Dengan penggunaan alat rekam pajak yang hingga saat ini telah terpasang 371 dan diharapkan akan ditambah 600 hingga akhir tahun ini, maka setiap pelaku usaha harus melakukan perekaman transaksi konsumen.
Ada hal yang membuat tim Buser Pajak yang kemudian mengambil alih pemasangan alat ini, penemuan lapangan banyak alat rekam yang justru terpasang pada jenis usaha kecil, omzet terbatas, sementara yang beromset besar malah belum ada alat. Ketika di tanya pelaku usaha nya dengan cara apa dia menentukan besaran pajak yang dibayarkan, jawabannya mengagetkan, “kesepakatan” dengan petugas pajak, ada juga yang mengatakan kami ingin di pasangi alat tapi justru tidak diberikan.
Juga ada yang mengaku bahwa pembayaran pajak atas dasar taksasi. Artinya, meskipun konsumennya kurang tetapi karena sudah ditentukan besaran pajak yang harus dibayarkan, maka itulah yang harus dipenuhi. Temuan lapangan ini, merupakan hasil investigasi tim Buser Pajak. Lebih parah lagi, ada pemasangan spanduk atau pamflet di depan tempat usaha bahwa tempat ini sudah menggunakan alat rekam pajak, tetapi setelah diamati struk pembayaran konsumen tidak asa kode dari alat rekam itu, ternyata memang belum memasang alat rekamnya.

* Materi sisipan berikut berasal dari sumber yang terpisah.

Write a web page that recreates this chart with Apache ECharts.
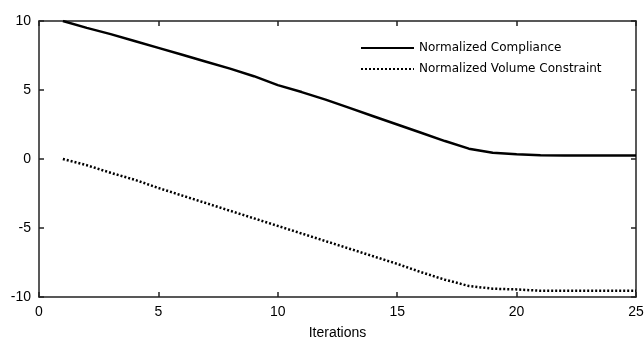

Ini terjadi di beberapa tempat.
Oleh karena itu Tim Buser Pajak menghimbau kepada konsumen agar jangan membayar pajak 10% itu bila tidak disertai struk pembayaran pajak yang bukan dari alat rekam pajak itu.
Sehubungan dengan hal tersebut, bagi daerah kabupaten/kota ada beberapa hal yang perlu diperhatikan di dalam upaya peningkatan pendapatan asli daerah dengan sumber pajak yang telah ditetapkan dalam undang undang , antara lain.
Pertama, hendaknya alat rekam pajak yang saat ini sedang digalakkan oleh pemerintah daerah tidak melakukan pemilahan atau besar kecil usaha yang dilakukan oleh masyarakat, kedua, mendorong tumbuhnya obyek pajak baru dari jenis usaha yang dilakukan oleh masyarakat atau pelaku usaha, ketiga, petugas pajak tidak bermain main dalam menentukan kompensasi pajak yang harus dikenakan kepada wajib pajak. Jangan ada lagi transaksi di bawah tangan, keempat, agar lebih efektif dan efisiensi dalam penangihan, pemantauan melibatkan Korsupgah-KPK, sehingga supervisi dan pencegahan dapat secara dini dapat dilakukan.